Mistakes That Kill Valentine Printable Profits
Mistake 1: Waiting Until February 1st
Valentine shoppers start browsing in early January. Some weirdos (raises hand) shop in December.
Launch by January 10th latest.
Mistake 2: Pricing Everything At $2.99
Race to the bottom = you win a bottom-shaped trophy. Which is just losing with extra steps.
Charge what it’s worth. A teacher saving two hours of prep work? That’s worth $15 minimum.
Mistake 3: Making 47 Products In One Style
Don’t create 47 variations of the same pink hearts and script font. Make different products for different people.
Variety beats volume.
Mistake 4: Forgetting SEO Keywords
Your listing title needs: Valentine + what it is + who it’s for + instant download.
“Cute Valentine Thing” sells zero. “Valentine Classroom Cards for Kids – 24 Designs – Instant Digital Download” sells.
Mistake 5: Giving Up After Two Days
You won’t make $500 on Tuesday. You might make $12. Then $34. Then $67. Then you’re averaging $150/week.
Compound interest works for money AND product sales.
Scaling From $67/Week To $500+/Week
Add More Holidays
Valentine’s Day was practice. Now you know the formula. Apply it to Easter. Mother’s Day. Teacher Appreciation Week.
Same process. Different hearts and flowers and pastels.
Create Product Suites
One customer buys your classroom Valentines. Offer them your classroom Easter cards. Then end-of-year certificates. Then birthday cards.
Repeat buyers = easy money.
Build An Email List
Give away one free Valentine printable. Collect emails. Send them your new products every month.
A list of 200 engaged buyers beats 20,000 random followers.
Teach What You Learned
Make $500 from Valentine printables? Create a course teaching others how you did it. Charge $37-$67.
Teaching the method makes more than doing the method. (Don’t tell the universe I said that.)
License Your Designs
Sell PLR (Private Label Rights) to your best sellers for $97-$197. Other sellers buy them, rebrand them, resell them.
You get paid. They do the marketing.

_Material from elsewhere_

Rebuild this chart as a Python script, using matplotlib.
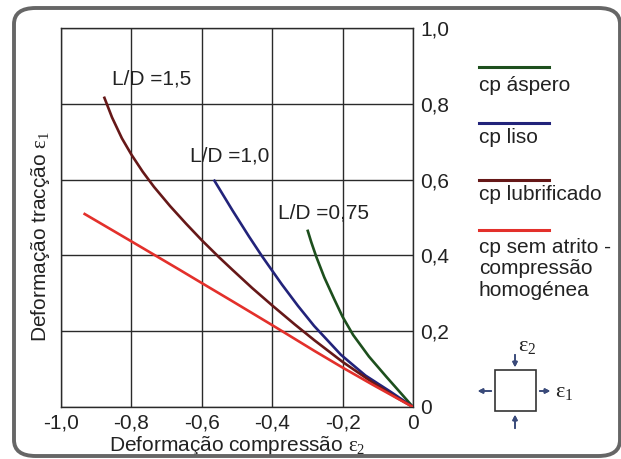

Everyone wins.
5 Takeaways (That Actually Matter)
Takeaway 1: Valentine printables work because people need them urgently and buy impulsively. Urgency + impulse = your profit.
Takeaway 2: Price based on the problem you solve, not the time you spent. Two hours of your time saves them four hours plus embarrassment. Worth it.
Takeaway 3: Specificity beats generic every single time. “Valentine cards for teachers with puns” outsells “Valentine cards” by a bonkers margin.
Takeaway 4: Launch early (January 10th), promote consistently, don’t panic if sales are slow for 3-4 days. Valentine buyers procrastinate. Your sales spike February 10th-13th.
Takeaway 5: This isn’t just Valentine money. It’s a reusable system for every holiday, event, and season. You’re building a business, not just making a quick $67.
The Final Real Talk
Look. You’re not going to retire from one Valentine printable pack.
You might make $67 your first week. Maybe $134 if you hustled and got lucky with Pinterest. By next Valentine’s Day, you could be making $500-$1,000 because you’ve got 50+ products across multiple holidays.
That’s not hype. That’s math plus consistency plus actually doing the thing.
Start today. Create three products. List them by tomorrow. Share them everywhere that’s legal and ethical.
February 14th is coming whether you’re ready or not.
Might as well get paid for it.
Now go make some hearts. And some dollars.